China topped the list of economies looking to invest in Thailand for the first time last year, overtaking Japan as its main source of foreign direct investment thanks to belt and road-linked projects, overspill from the US-China trade war and Thai government incentives.

Applications from China – valued at 262 billion baht (US$8.5 billion) – accounted for more than half of all foreign direct investment applications, according to Thailand’s Board of Investment. Japan’s applications, meanwhile, were valued at 73.1 billion baht, followed by 36.3 billion baht of applications from Hong Kong. However, the vast majority of Chinese investment agreed upon last year was linked to a 224 billion baht high-speed rail project connecting the airports at Suvarnabhumi, Don Muang and U-tapao. Contracts for the project were signed in October between the Thai government and a consortium whose members include the Chinese state-owned China Railway Construction Corporation. Siwat Luangsomboon, an analyst at Kasikorn Research Centre, noted that such major infrastructure projects would “not happen every year” and that before the deal was signed, Japanese investment had actually exceeded that from China in the first nine months of 2019.
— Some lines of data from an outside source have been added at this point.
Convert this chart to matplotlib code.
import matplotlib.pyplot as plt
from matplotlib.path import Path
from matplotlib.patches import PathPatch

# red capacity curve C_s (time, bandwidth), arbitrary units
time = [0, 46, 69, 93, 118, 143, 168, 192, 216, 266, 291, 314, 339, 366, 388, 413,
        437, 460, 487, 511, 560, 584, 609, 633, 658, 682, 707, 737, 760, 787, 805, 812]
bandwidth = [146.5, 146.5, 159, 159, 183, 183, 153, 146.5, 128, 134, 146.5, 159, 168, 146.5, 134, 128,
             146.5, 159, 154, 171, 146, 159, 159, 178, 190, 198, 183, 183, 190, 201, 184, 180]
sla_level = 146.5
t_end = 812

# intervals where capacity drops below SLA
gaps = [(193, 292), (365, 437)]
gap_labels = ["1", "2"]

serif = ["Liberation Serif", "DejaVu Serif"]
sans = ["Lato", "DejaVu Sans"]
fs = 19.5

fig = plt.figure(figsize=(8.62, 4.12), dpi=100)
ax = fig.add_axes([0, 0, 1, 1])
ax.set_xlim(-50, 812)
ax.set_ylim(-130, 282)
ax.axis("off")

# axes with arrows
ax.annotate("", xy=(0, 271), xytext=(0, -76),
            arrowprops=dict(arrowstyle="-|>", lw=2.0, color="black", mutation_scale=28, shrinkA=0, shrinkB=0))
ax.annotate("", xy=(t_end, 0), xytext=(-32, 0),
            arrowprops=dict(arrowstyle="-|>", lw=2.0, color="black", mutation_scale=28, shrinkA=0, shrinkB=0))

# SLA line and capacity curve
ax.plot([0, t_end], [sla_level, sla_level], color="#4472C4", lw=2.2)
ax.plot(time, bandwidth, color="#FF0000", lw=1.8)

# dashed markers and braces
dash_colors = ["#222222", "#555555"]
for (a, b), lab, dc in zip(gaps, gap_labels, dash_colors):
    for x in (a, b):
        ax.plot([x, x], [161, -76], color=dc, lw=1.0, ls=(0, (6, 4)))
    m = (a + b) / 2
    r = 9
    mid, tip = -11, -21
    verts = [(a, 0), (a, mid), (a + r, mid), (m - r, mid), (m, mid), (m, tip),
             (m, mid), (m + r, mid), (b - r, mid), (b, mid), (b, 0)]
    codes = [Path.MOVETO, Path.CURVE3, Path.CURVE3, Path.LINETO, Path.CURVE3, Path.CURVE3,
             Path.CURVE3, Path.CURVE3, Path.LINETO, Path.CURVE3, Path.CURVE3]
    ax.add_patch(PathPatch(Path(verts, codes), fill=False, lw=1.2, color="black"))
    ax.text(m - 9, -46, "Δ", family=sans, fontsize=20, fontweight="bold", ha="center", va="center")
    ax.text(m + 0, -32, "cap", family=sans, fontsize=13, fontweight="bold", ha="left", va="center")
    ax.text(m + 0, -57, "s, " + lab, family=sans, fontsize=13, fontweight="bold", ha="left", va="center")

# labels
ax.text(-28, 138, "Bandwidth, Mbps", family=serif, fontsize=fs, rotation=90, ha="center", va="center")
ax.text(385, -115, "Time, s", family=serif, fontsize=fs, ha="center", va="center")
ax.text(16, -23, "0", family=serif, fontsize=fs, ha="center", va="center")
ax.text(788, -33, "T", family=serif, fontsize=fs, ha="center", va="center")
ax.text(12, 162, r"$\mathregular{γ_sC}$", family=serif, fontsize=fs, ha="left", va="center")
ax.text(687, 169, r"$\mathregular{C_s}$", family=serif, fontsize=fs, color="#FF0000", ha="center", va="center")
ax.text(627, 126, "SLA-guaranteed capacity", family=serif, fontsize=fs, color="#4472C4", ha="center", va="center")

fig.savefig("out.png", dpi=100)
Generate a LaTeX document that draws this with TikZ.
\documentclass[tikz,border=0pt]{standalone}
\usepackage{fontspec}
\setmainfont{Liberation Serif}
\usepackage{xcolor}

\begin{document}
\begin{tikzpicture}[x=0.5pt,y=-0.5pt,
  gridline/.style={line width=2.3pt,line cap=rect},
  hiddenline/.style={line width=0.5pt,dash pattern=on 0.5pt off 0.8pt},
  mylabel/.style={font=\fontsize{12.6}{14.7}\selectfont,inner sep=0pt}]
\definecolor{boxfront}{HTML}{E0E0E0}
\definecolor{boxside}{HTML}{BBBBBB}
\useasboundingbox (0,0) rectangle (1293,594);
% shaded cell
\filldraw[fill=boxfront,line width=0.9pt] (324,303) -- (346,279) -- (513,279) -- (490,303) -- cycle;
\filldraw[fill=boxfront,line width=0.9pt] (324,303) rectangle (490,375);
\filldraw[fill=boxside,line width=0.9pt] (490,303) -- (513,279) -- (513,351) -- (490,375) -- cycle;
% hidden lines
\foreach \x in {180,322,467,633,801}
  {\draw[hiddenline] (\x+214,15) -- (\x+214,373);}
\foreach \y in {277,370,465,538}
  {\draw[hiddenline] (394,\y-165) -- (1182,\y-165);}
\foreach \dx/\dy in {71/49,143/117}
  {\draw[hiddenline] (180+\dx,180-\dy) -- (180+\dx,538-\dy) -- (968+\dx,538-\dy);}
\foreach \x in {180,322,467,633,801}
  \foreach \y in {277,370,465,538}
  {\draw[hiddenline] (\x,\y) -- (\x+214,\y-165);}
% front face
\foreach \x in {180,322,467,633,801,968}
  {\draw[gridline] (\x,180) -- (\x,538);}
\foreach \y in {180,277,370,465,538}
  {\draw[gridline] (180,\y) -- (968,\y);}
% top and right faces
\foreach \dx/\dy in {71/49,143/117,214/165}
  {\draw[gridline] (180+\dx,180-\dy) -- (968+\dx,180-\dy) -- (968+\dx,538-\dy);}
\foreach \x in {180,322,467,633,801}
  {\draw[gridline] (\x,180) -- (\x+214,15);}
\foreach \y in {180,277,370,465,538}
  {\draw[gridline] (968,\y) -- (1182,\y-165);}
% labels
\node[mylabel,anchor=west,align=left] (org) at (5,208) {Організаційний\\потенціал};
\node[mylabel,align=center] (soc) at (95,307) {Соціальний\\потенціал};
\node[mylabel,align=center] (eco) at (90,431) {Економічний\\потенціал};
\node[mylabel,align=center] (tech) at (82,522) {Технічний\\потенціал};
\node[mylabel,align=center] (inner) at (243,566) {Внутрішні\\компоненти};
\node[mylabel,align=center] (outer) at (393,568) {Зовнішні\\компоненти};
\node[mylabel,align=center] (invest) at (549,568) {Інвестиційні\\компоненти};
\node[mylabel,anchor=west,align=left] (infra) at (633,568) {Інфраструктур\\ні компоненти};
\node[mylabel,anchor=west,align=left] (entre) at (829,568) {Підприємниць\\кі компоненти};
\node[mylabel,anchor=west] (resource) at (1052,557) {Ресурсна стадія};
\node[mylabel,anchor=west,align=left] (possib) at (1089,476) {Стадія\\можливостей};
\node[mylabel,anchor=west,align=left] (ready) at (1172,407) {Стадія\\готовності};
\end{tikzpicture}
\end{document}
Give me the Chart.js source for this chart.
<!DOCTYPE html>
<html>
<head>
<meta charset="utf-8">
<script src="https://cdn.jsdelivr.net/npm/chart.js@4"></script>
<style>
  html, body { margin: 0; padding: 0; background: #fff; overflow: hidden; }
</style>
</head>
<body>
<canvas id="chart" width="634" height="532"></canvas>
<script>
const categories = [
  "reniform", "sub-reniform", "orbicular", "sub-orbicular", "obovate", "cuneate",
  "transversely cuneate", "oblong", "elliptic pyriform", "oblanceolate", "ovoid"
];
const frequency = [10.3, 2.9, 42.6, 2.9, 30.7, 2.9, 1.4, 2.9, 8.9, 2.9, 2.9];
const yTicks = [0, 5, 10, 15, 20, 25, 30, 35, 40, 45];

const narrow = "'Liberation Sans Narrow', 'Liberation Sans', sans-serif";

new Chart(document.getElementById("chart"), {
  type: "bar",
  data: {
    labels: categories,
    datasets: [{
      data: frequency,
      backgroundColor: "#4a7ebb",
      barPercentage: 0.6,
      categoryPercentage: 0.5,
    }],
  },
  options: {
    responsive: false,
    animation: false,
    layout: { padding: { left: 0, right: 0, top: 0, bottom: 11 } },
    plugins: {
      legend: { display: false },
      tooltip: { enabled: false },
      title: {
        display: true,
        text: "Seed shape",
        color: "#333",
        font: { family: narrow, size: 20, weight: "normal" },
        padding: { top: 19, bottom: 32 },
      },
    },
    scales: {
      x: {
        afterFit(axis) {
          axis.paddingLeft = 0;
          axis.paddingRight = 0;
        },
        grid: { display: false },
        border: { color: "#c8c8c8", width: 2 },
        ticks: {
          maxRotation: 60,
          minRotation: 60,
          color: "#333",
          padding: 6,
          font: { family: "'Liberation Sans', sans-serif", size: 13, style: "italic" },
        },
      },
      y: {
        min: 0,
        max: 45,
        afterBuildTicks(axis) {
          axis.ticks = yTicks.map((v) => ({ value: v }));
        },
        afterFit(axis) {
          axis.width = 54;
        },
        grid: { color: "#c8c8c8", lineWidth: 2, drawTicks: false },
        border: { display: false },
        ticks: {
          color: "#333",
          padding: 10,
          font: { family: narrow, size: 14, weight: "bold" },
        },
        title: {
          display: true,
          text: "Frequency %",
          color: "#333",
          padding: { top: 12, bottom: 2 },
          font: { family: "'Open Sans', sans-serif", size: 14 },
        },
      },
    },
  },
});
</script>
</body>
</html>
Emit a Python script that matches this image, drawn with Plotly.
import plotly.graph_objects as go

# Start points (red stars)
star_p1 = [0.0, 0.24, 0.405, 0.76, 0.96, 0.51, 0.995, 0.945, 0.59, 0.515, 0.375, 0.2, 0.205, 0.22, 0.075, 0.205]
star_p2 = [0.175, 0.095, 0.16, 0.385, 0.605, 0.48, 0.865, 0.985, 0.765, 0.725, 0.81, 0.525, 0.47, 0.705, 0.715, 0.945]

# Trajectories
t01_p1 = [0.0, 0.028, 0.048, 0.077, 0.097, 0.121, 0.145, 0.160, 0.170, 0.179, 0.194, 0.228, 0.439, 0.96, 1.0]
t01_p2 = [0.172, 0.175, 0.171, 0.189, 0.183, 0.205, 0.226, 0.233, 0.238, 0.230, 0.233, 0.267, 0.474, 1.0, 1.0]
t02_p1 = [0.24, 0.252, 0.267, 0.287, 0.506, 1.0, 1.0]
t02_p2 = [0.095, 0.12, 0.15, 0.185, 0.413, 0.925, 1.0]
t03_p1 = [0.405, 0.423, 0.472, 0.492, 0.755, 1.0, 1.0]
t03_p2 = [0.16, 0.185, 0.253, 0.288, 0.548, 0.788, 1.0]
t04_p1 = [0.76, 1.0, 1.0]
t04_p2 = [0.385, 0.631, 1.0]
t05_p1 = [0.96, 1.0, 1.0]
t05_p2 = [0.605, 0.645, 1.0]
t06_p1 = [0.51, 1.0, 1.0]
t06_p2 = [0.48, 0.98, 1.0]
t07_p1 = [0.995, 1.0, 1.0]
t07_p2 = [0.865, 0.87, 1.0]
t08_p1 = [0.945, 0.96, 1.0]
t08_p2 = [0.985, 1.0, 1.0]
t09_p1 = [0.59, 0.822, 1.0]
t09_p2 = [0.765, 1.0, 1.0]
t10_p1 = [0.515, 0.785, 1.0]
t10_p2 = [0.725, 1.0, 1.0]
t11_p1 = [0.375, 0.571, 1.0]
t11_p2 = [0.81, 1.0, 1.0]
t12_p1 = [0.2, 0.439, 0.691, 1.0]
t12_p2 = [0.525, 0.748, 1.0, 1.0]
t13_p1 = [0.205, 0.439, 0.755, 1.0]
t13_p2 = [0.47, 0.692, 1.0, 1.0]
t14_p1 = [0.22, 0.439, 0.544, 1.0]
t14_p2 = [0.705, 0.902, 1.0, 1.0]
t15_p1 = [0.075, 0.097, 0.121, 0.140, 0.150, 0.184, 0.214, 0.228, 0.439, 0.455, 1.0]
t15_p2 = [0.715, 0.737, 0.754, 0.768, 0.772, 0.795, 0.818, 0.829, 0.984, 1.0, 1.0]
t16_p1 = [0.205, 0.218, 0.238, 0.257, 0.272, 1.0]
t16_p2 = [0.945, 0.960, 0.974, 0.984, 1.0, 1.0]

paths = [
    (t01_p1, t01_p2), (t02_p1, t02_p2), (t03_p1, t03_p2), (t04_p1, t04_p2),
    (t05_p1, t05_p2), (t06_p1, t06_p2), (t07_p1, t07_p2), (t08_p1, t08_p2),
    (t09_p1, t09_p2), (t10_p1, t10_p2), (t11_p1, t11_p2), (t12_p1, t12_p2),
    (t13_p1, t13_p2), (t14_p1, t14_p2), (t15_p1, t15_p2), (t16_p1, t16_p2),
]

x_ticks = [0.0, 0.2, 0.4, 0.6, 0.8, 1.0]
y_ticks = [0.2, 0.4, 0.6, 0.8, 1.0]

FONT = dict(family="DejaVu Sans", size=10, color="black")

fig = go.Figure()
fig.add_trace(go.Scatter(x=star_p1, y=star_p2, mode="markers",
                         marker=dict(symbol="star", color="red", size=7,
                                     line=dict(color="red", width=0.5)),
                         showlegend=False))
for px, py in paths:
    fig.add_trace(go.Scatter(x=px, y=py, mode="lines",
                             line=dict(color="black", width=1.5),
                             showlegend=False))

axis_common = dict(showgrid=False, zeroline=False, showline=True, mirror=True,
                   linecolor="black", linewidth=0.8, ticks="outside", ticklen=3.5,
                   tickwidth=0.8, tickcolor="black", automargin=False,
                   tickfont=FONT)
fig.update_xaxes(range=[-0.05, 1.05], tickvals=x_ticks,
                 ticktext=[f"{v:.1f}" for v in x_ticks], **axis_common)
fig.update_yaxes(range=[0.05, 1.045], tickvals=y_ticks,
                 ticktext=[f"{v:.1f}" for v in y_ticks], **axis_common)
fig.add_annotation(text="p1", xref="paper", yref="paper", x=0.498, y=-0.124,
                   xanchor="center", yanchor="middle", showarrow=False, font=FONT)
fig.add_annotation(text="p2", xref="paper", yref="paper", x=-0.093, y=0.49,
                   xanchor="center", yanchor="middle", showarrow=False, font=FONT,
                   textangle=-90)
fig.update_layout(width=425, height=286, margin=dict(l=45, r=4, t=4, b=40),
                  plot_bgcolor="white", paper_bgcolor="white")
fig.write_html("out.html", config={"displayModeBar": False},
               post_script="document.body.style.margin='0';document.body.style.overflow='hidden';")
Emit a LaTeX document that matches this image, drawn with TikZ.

Japan has been the largest investor in Thailand for more than five decades, and its investments have subsequently “matured”, according to Pavida Pananond, a lecturer at Thammasat Business School in Bangkok. Chinese investment, meanwhile, is at a relatively “early stage of development” so is “likely to record a faster growth rate and larger initial flows”, she said. “While annual flows of Chinese investment may exceed that of Japan this year, thanks partly to the relocation of Chinese firms [hit by the trade war with the US] and incoming Chinese investment related to the high-speed train projects, it will take a while for accumulated Chinese investment to exceed that from Japan. China has sought to invest in a number of sectors promoted by the Thai government – such as cars, smart electronics, biotechnology, logistics and aviation – attracted by tax rebates and deductions, preferential visa policies and “a lot of deregulation”, Kobsak Pootrakul, secretary to Thailand’s Council of Economic Ministers, told a press briefing earlier this month.